I would assume (but don't know) that the value is reasonably well calibrated, and seems absolute enough.
At worst, it's still probably a decent proxy for the number of people living near absolute subsistence level, and is certainly more useful than the much more relative poverty measures generally used (which are often little more than restatements of the GINI coefficient - that is, measurements of inequality rather than actual material need).
Right. So that gets me curious about how did they estimate the percentage of people living in "extreme poverty" in, say, 1850 China, and what are the error bars on that estimate.
Speaking qualitatively, if we take the "living on the edge of subsistence" meaning, the charts say that around 90% of the human population lived "on the edge of subsistence" in mid-XIX century. Is that so? I am not sure it matches my intuition well. Even if we look at Asia, at peasantry of Russia and China, say, these people weren't well-off, but I have doubts about the "edge of subsistence" for all of them. Of course, a great deal of their economy was non-trade local which makes estimating their consumption in something like 2009 US dollars... difficult.
From the LW slack: http://www.measuringworth.com/
That site isn't going to help me with XIX century China.
I understand interest rates, and inflation, and purchasing power parity, and all that. That all works fine for more or less developed economies where people buy with money the great majority of what they consume.
The charts posted claim to reflect the entire world and they go back to early XIX century. Whole-world data at that point is nothing but a collection of guesstimates.
Yeah. My understanding is you basically get a bunch of economists in the room to break down the problem into relevant parts, then get a bunch of historians in the room, calibrate them, get them to give credible intervals for the relevant data, and plug it all in to the model.

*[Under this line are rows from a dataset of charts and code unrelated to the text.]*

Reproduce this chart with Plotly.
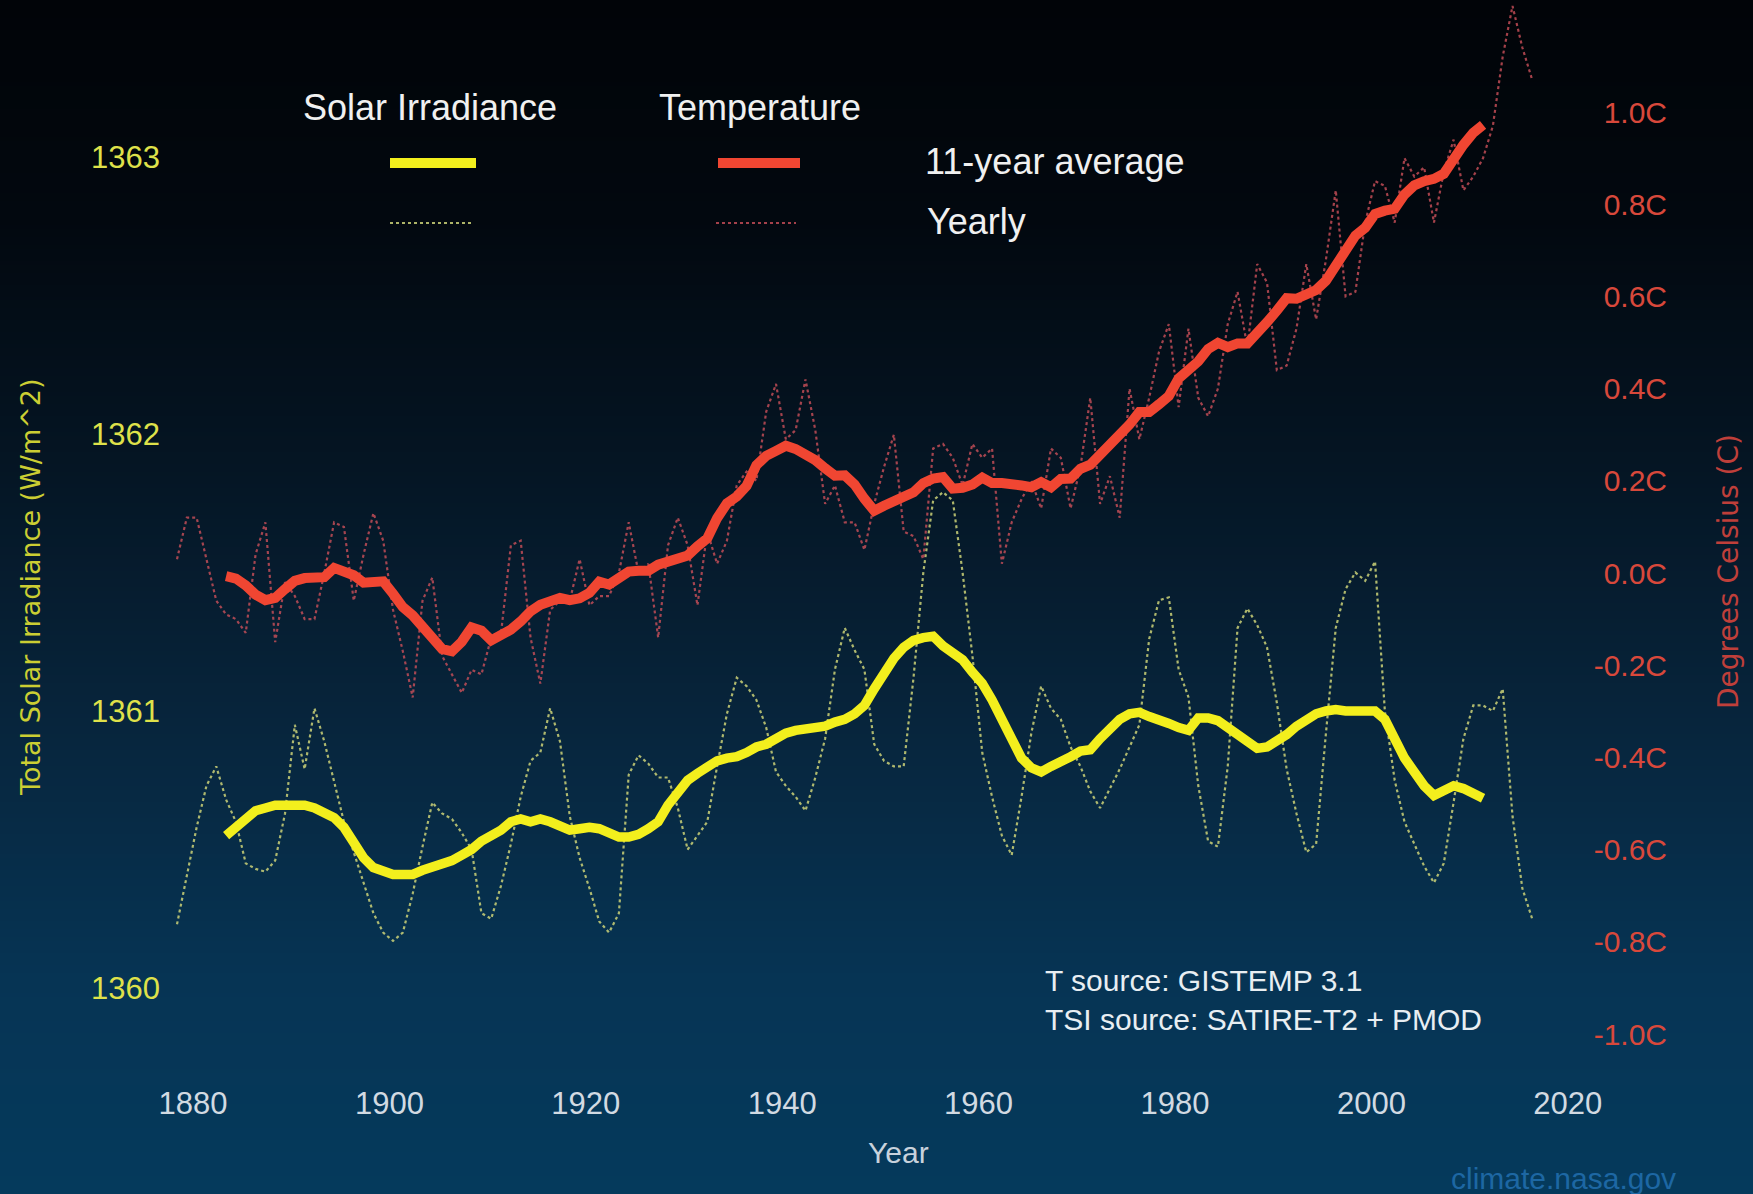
import zlib, struct, base64
import plotly.graph_objects as go

# ---------------- data ----------------
years = list(range(1880, 2019))          # yearly series
avg_years = list(range(1885, 2014))      # 11-year centred averages

temp_yearly = [
    0.03, 0.12, 0.12, 0.03, -0.06, -0.09, -0.10, -0.13, 0.04, 0.11,
    -0.15, -0.02, -0.05, -0.10, -0.10, 0.00, 0.11, 0.10, -0.06, 0.04,
    0.13, 0.07, -0.08, -0.17, -0.27, -0.06, -0.01, -0.18, -0.22, -0.26,
    -0.21, -0.22, -0.14, -0.13, 0.06, 0.07, -0.14, -0.24, -0.08, -0.06,
    -0.06, 0.03, -0.07, -0.05, -0.05, 0.00, 0.11, 0.00, 0.02, -0.14,
    0.06, 0.12, 0.06, -0.07, 0.09, 0.02, 0.07, 0.19, 0.22, 0.20,
    0.35, 0.41, 0.29, 0.31, 0.42, 0.31, 0.15, 0.19, 0.11, 0.11,
    0.05, 0.15, 0.23, 0.30, 0.09, 0.08, 0.03, 0.27, 0.28, 0.25,
    0.19, 0.28, 0.25, 0.27, 0.02, 0.11, 0.16, 0.20, 0.14, 0.27,
    0.25, 0.14, 0.23, 0.38, 0.15, 0.21, 0.12, 0.40, 0.29, 0.38,
    0.48, 0.54, 0.36, 0.53, 0.38, 0.34, 0.40, 0.54, 0.61, 0.49,
    0.67, 0.63, 0.44, 0.45, 0.53, 0.67, 0.55, 0.68, 0.83, 0.60,
    0.61, 0.76, 0.85, 0.84, 0.76, 0.90, 0.86, 0.88, 0.76, 0.87,
    0.94, 0.83, 0.86, 0.90, 0.97, 1.12, 1.23, 1.14, 1.07,
]

temp_avg = [
    -0.007, -0.012, -0.027, -0.047, -0.059, -0.054, -0.035, -0.017, -0.011, -0.011,
    -0.009, 0.011, 0.005, -0.005, -0.021, -0.017, -0.018, -0.045, -0.074, -0.092,
    -0.115, -0.146, -0.165, -0.170, -0.149, -0.118, -0.125, -0.146, -0.137, -0.123,
    -0.105, -0.083, -0.069, -0.061, -0.054, -0.059, -0.055, -0.043, -0.019, -0.025,
    -0.014, 0.003, 0.005, 0.005, 0.018, 0.025, 0.031, 0.038, 0.058, 0.075,
    0.119, 0.151, 0.166, 0.189, 0.234, 0.254, 0.265, 0.276, 0.269, 0.259,
    0.245, 0.227, 0.211, 0.212, 0.192, 0.161, 0.135, 0.146, 0.155, 0.167,
    0.175, 0.195, 0.205, 0.208, 0.183, 0.185, 0.192, 0.207, 0.195, 0.195,
    0.195, 0.190, 0.186, 0.197, 0.186, 0.204, 0.205, 0.226, 0.235, 0.256,
    0.276, 0.302, 0.322, 0.349, 0.349, 0.366, 0.384, 0.422, 0.441, 0.459,
    0.486, 0.499, 0.490, 0.498, 0.498, 0.525, 0.544, 0.569, 0.596, 0.595,
    0.606, 0.614, 0.634, 0.670, 0.698, 0.732, 0.749, 0.779, 0.786, 0.790,
    0.821, 0.841, 0.850, 0.855, 0.866, 0.899, 0.929, 0.955, 0.972,
]

tsi_yearly = [
    1360.23, 1360.40, 1360.58, 1360.73, 1360.80, 1360.68, 1360.60, 1360.45, 1360.43, 1360.42,
    1360.46, 1360.63, 1360.95, 1360.79, 1361.01, 1360.89, 1360.74, 1360.60, 1360.49, 1360.38,
    1360.27, 1360.20, 1360.17, 1360.20, 1360.34, 1360.51, 1360.67, 1360.63, 1360.61, 1360.56,
    1360.50, 1360.27, 1360.25, 1360.37, 1360.52, 1360.69, 1360.82, 1360.85, 1361.01, 1360.89,
    1360.62, 1360.47, 1360.36, 1360.24, 1360.20, 1360.27, 1360.77, 1360.84, 1360.81, 1360.76,
    1360.76, 1360.65, 1360.50, 1360.55, 1360.60, 1360.80, 1360.99, 1361.12, 1361.09, 1361.04,
    1360.94, 1360.78, 1360.73, 1360.69, 1360.64, 1360.76, 1360.90, 1361.15, 1361.30, 1361.22,
    1361.15, 1360.88, 1360.82, 1360.80, 1360.80, 1361.12, 1361.50, 1361.76, 1361.79, 1361.76,
    1361.50, 1361.20, 1360.85, 1360.69, 1360.55, 1360.48, 1360.69, 1360.92, 1361.09, 1361.01,
    1360.97, 1360.87, 1360.80, 1360.71, 1360.65, 1360.72, 1360.79, 1360.87, 1360.95, 1361.26,
    1361.40, 1361.41, 1361.15, 1361.05, 1360.73, 1360.53, 1360.51, 1360.80, 1361.30, 1361.37,
    1361.31, 1361.23, 1361.03, 1360.79, 1360.63, 1360.49, 1360.52, 1360.92, 1361.30, 1361.44,
    1361.50, 1361.47, 1361.54, 1361.00, 1360.75, 1360.60, 1360.52, 1360.44, 1360.38, 1360.45,
    1360.67, 1360.90, 1361.02, 1361.02, 1361.00, 1361.08, 1360.62, 1360.36, 1360.25,
]

tsi_avg = [
    1360.550, 1360.580, 1360.615, 1360.640, 1360.650, 1360.660, 1360.660, 1360.660, 1360.660, 1360.650,
    1360.635, 1360.615, 1360.580, 1360.520, 1360.470, 1360.435, 1360.420, 1360.410, 1360.410, 1360.410,
    1360.425, 1360.435, 1360.445, 1360.460, 1360.480, 1360.500, 1360.530, 1360.550, 1360.570, 1360.600,
    1360.610, 1360.600, 1360.610, 1360.600, 1360.585, 1360.570, 1360.575, 1360.580, 1360.575, 1360.560,
    1360.545, 1360.545, 1360.555, 1360.575, 1360.600, 1360.660, 1360.710, 1360.750, 1360.775, 1360.800,
    1360.820, 1360.830, 1360.835, 1360.850, 1360.870, 1360.880, 1360.905, 1360.920, 1360.930, 1360.935,
    1360.940, 1360.945, 1360.960, 1360.970, 1360.990, 1361.020, 1361.080, 1361.140, 1361.190, 1361.230,
    1361.255, 1361.265, 1361.270, 1361.235, 1361.210, 1361.185, 1361.140, 1361.100, 1361.040, 1360.970,
    1360.885, 1360.830, 1360.795, 1360.780, 1360.800, 1360.815, 1360.835, 1360.855, 1360.860, 1360.900,
    1360.940, 1360.970, 1360.990, 1360.995, 1360.980, 1360.970, 1360.955, 1360.940, 1360.930, 1360.975,
    1360.975, 1360.965, 1360.940, 1360.905, 1360.880, 1360.865, 1360.870, 1360.890, 1360.915, 1360.945,
    1360.965, 1360.990, 1361.000, 1361.005, 1361.000, 1361.000, 1361.000, 1361.000, 1360.970, 1360.900,
    1360.830, 1360.780, 1360.730, 1360.695, 1360.710, 1360.730, 1360.720, 1360.700, 1360.685,
]

x_ticks = [1880, 1900, 1920, 1940, 1960, 1980, 2000, 2020]
tsi_ticks = [1360, 1361, 1362, 1363]
temp_ticks = [1.0, 0.8, 0.6, 0.4, 0.2, 0.0, -0.2, -0.4, -0.6, -0.8, -1.0]
temp_tick_labels = ["1.0C", "0.8C", "0.6C", "0.4C", "0.2C", "0.0C",
                    "-0.2C", "-0.4C", "-0.6C", "-0.8C", "-1.0C"]

# ---------------- styling ----------------
W, H = 1753, 1194
ML, MR, MT, MB = 170, 83, 0, 134
PW, PH = W - ML - MR, H - MT - MB

YELLOW = "#f3ef1d"
RED = "#f04632"
YEL_DOT = "rgba(205,210,120,0.85)"
RED_DOT = "rgba(205,80,90,0.80)"
FONT = "Liberation Sans, Arial, Helvetica, sans-serif"


def xp(px):
    return (px - ML) / PW


def yp(py):
    return 1 - (py - MT) / PH


def gradient_png(stops, h=300):
    rows = bytearray()
    for i in range(h):
        t = i / (h - 1)
        for j in range(len(stops) - 1):
            t0, c0 = stops[j]
            t1, c1 = stops[j + 1]
            if t0 <= t <= t1:
                f = (t - t0) / (t1 - t0) if t1 > t0 else 0
                rgb = [int(round(c0[k] + (c1[k] - c0[k]) * f)) for k in range(3)]
                break
        rows += b"\x00" + bytes(rgb)

    def chunk(tag, data):
        return (struct.pack(">I", len(data)) + tag + data +
                struct.pack(">I", zlib.crc32(tag + data) & 0xFFFFFFFF))

    ihdr = struct.pack(">IIBBBBB", 1, h, 8, 2, 0, 0, 0)
    png = (b"\x89PNG\r\n\x1a\n" + chunk(b"IHDR", ihdr) +
           chunk(b"IDAT", zlib.compress(bytes(rows))) + chunk(b"IEND", b""))
    return "data:image/png;base64," + base64.b64encode(png).decode()


bg_stops = [(0.0, (1, 4, 8)), (0.18, (2, 8, 15)), (0.40, (5, 22, 37)),
            (0.62, (7, 38, 62)), (0.82, (6, 52, 84)), (1.0, (5, 58, 92))]

fig = go.Figure()
fig.add_trace(go.Scatter(x=years, y=tsi_yearly, mode="lines", yaxis="y",
                         line=dict(color=YEL_DOT, width=2.2, dash="dot"),
                         name="Solar Irradiance yearly"))
fig.add_trace(go.Scatter(x=years, y=temp_yearly, mode="lines", yaxis="y2",
                         line=dict(color=RED_DOT, width=2.2, dash="dot"),
                         name="Temperature yearly"))
fig.add_trace(go.Scatter(x=avg_years, y=tsi_avg, mode="lines", yaxis="y",
                         line=dict(color=YELLOW, width=9.5),
                         name="Solar Irradiance 11-year average"))
fig.add_trace(go.Scatter(x=avg_years, y=temp_avg, mode="lines", yaxis="y2",
                         line=dict(color=RED, width=10),
                         name="Temperature 11-year average"))

x0_year = 1880 + (ML - 177) / 9.82
x1_year = 1880 + (1575 - 177) / 9.82
y_top = 1363 + (157 - MT) / 277
y_bot = 1363 - (MT + PH - 157) / 277
t_top = 1.0 + (112 - MT) / 461
t_bot = 1.0 - (MT + PH - 112) / 461

annotations = [
    dict(text="Solar Irradiance", x=xp(430), y=yp(107), xanchor="center", yanchor="middle",
         font=dict(size=36, color="#f0f0f0", family=FONT)),
    dict(text="Temperature", x=xp(760), y=yp(107), xanchor="center", yanchor="middle",
         font=dict(size=36, color="#f0f0f0", family=FONT)),
    dict(text="11-year average", x=xp(923), y=yp(162), xanchor="left", yanchor="middle",
         font=dict(size=36, color="#f0f0f0", family=FONT)),
    dict(text="Yearly", x=xp(925), y=yp(221), xanchor="left", yanchor="middle",
         font=dict(size=36, color="#f0f0f0", family=FONT)),
    dict(text="T source: GISTEMP 3.1<br>TSI source: SATIRE-T2 + PMOD", x=xp(1043), y=yp(1000),
         xanchor="left", yanchor="middle", align="left",
         font=dict(size=30, color="#e8eef2", family=FONT)),
    dict(text="Year", x=xp(898), y=yp(1152), xanchor="center", yanchor="middle",
         font=dict(size=30, color="#c8d2dc", family=FONT)),
    dict(text="climate.nasa.gov", x=xp(1563), y=yp(1178), xanchor="center", yanchor="middle",
         font=dict(size=30, color="#1d67a3", family=FONT)),
    dict(text="Total Solar Irradiance (W/m^2)", x=xp(30), y=yp(587), xanchor="center",
         yanchor="middle", textangle=-90,
         font=dict(size=27, color="#cbce33", family="DejaVu Sans, Verdana, sans-serif")),
    dict(text="Degrees Celsius (C)", x=xp(1728), y=yp(572), xanchor="center",
         yanchor="middle", textangle=-90,
         font=dict(size=28, color="#bf3f3a", family="DejaVu Sans, Verdana, sans-serif")),
]
for a in annotations:
    a.update(xref="paper", yref="paper", showarrow=False)

shapes = [
    dict(type="line", x0=xp(390), x1=xp(476), y0=yp(163), y1=yp(163),
         line=dict(color=YELLOW, width=10)),
    dict(type="line", x0=xp(718), x1=xp(800), y0=yp(163), y1=yp(163),
         line=dict(color=RED, width=10)),
    dict(type="line", x0=xp(390), x1=xp(472), y0=yp(223), y1=yp(223),
         line=dict(color=YEL_DOT, width=2, dash="dot")),
    dict(type="line", x0=xp(716), x1=xp(796), y0=yp(223), y1=yp(223),
         line=dict(color=RED_DOT, width=2, dash="dot")),
]
for s in shapes:
    s.update(xref="paper", yref="paper")

fig.update_layout(
    width=W, height=H,
    margin=dict(l=ML, r=MR, t=MT, b=MB, pad=0),
    paper_bgcolor="#05263f",
    plot_bgcolor="rgba(0,0,0,0)",
    showlegend=False,
    font=dict(family=FONT),
    images=[dict(source=gradient_png(bg_stops), xref="paper", yref="paper",
                 x=-ML / PW, y=1 + MT / PH, sizex=W / PW, sizey=H / PH,
                 xanchor="left", yanchor="top", sizing="stretch", layer="below")],
    xaxis=dict(domain=[0, (1575 - ML) / PW], range=[x0_year, x1_year],
               tickvals=x_ticks, showgrid=False, zeroline=False, showline=False,
               ticks="", tickfont=dict(size=31, color="#d2dae2", family=FONT),
               ticklabelstandoff=22, ticklabelshift=16),
    yaxis=dict(range=[y_bot, y_top], tickvals=tsi_ticks, showgrid=False, zeroline=False,
               showline=False, ticks="", tickfont=dict(size=31, color="#dfe14a", family=FONT),
               ticklabelstandoff=9),
    yaxis2=dict(range=[t_bot, t_top], tickvals=temp_ticks, ticktext=temp_tick_labels,
                overlaying="y", side="right", anchor="free", position=1.0,
                ticklabelposition="inside", showgrid=False, zeroline=False, showline=False,
                ticks="", tickfont=dict(size=30, color="#d8483b", family=FONT)),
    annotations=annotations,
    shapes=shapes,
)

fig.write_html(
    "out.html",
    config={"displayModeBar": False},
    post_script="document.body.style.margin='0';document.body.style.padding='0';"
                "document.body.style.overflow='hidden';"
                "document.body.style.background='#05263f';",
)
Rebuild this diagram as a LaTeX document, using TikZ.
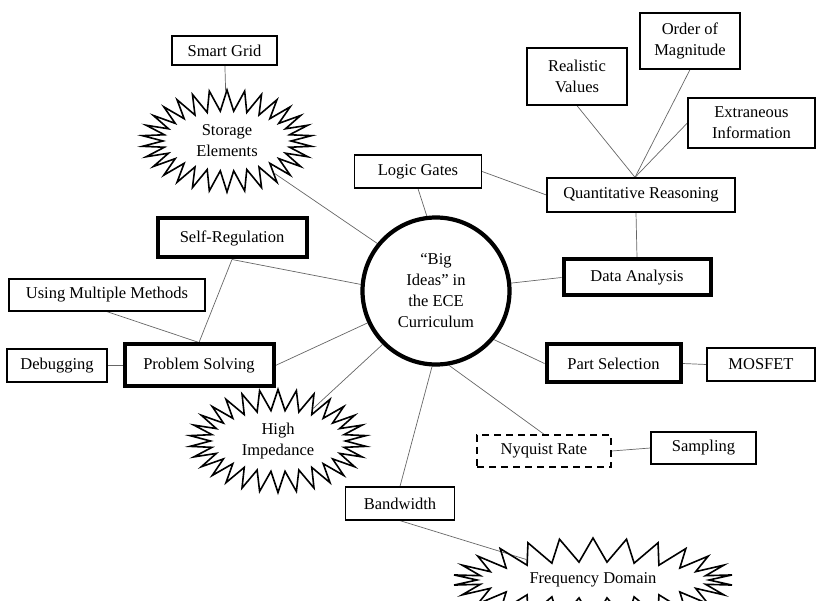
\documentclass[tikz,border=0pt]{standalone}
\usepackage{fontspec}
\setmainfont{Liberation Serif}
\usetikzlibrary{shapes.symbols,backgrounds}
\tikzset{
  txt/.style={font=\fontsize{16.5}{21}\selectfont, align=center, inner sep=1pt},
  box/.style={txt, draw, line width=1.3pt},
  bigbox/.style={box, line width=4pt},
  dashbox/.style={box, dash pattern=on 7pt off 5pt, line width=1.5pt},
  burst/.style={txt, starburst, draw, line width=1.6pt, random starburst=0,
    starburst points=30, starburst point height=21pt},
  hub/.style={txt, circle, draw, line width=4.2pt, minimum size=147pt},
  link/.style={draw=black!60, line width=0.7pt}
}
\begin{document}
\begin{tikzpicture}[x=1pt,y=-1pt]
\useasboundingbox (0,0) rectangle (817,601);
\node[hub] (hub) at (436,291) {``Big\\Ideas'' in\\the ECE\\Curriculum};
\node[box, minimum width=105pt, minimum height=29pt] (grid) at (224.5,50.5) {Smart Grid};
\node[burst, minimum width=170pt, minimum height=102pt] (storage) at (227,141) {Storage\\Elements};
\node[box, minimum width=127pt, minimum height=33pt] (logic) at (418,171.5) {Logic Gates};
\node[box, minimum width=188pt, minimum height=34pt] (quant) at (641,195) {Quantitative Reasoning};
\node[box, minimum width=100pt, minimum height=57pt] (real) at (577,76.5) {Realistic\\Values};
\node[box, minimum width=100pt, minimum height=56pt] (order) at (690,41) {Order of\\Magnitude};
\node[box, minimum width=127pt, minimum height=50pt] (extra) at (751.5,123) {Extraneous\\Information};
\node[bigbox, minimum width=147pt, minimum height=36pt] (data) at (637,277.5) {Data Analysis};
\node[bigbox, minimum width=149pt, minimum height=39pt] (selfreg) at (232,238) {Self-Regulation};
\node[box, minimum width=196pt, minimum height=32pt] (multi) at (107,295) {Using Multiple Methods};
\node[box, minimum width=100pt, minimum height=33pt] (debug) at (57,365.5) {Debugging};
\node[bigbox, minimum width=149pt, minimum height=42pt] (solve) at (199,365.5) {Problem Solving};
\node[burst, minimum width=177pt, minimum height=103pt] (imped) at (278,441) {High\\Impedance};
\node[box, minimum width=109pt, minimum height=33pt] (band) at (400,503.5) {Bandwidth};
\node[burst, minimum width=280pt, minimum height=84pt, starburst points=26,
  starburst point height=24pt] (freq) at (593,580) {Frequency Domain};
\node[dashbox, minimum width=134pt, minimum height=32pt] (nyq) at (544,451) {Nyquist Rate};
\node[box, minimum width=105pt, minimum height=32pt] (samp) at (703.5,448) {Sampling};
\node[bigbox, minimum width=134pt, minimum height=38pt] (part) at (613.5,363.5) {Part Selection};
\node[box, minimum width=108pt, minimum height=33pt] (mos) at (761,364.5) {MOSFET};
\begin{scope}[on background layer]
\draw[link] (grid) -- (storage);
\draw[link] (storage) -- (hub.141);
\draw[link] (logic.south) -- (hub.97);
\draw[link] (logic.east) -- (quant.west);
\draw[link] (real.south) -- ([xshift=-6pt]quant.north);
\draw[link] (order.south) -- ([xshift=-6pt]quant.north);
\draw[link] (extra.west) -- ([xshift=-6pt]quant.north);
\draw[link] ([xshift=-5pt]quant.south) -- (data.north);
\draw[link] (hub.6) -- (data.west);
\draw[link] (selfreg.south) -- (hub.175);
\draw[link] (selfreg.south) -- (solve.north);
\draw[link] (multi.south) -- (solve.north);
\draw[link] (debug.east) -- (solve.west);
\draw[link] (solve.east) -- (hub.205);
\draw[link] (hub.225) -- (imped);
\draw[link] (hub.-93) -- (band.north);
\draw[link] (band.south) -- (freq);
\draw[link] (hub.-80) -- (nyq.north);
\draw[link] (nyq.east) -- (samp.west);
\draw[link] (hub.-40) -- (part.west);
\draw[link] (part.east) -- (mos.west);
\end{scope}
\end{tikzpicture}
\end{document}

Is this how you think it works or is this how you think it should work?
In particular, I am curious about the "calibrating historians" part. You're going to calibrate experts against what?
It's how I think it works.
Known historical data (which they don't know).
The problem is that you want to use the best experts you have. If you are going to try to calibrate them in their field, they know it (and might have written the textbook you're calibrating them against), and if you're trying to calibrate them in the field they haven't studied, I'm not sure it's relevant to the quality of their studies.
As to "how it works", I'm pretty sure no one is actually trying to calibrate historians. I suspect the process actually works by looking up published papers and grabbing the estimates from them without any further thought -- at best. At worst you have numbers invented out of thin air, straight extrapolation of available curves, etc. etc.
Resolution and calibration are separate. They may have lower resolution in other fields but they shouldn't have lower calibration.
Edit: Thought about the previous comment, but it's not true. One thing they talk about in superforecasting is that people tend to be overconfident in their own fields while better calibrated in others.
You're thinking about this in terms of forecasting. This is not forecasting, this is historical studies.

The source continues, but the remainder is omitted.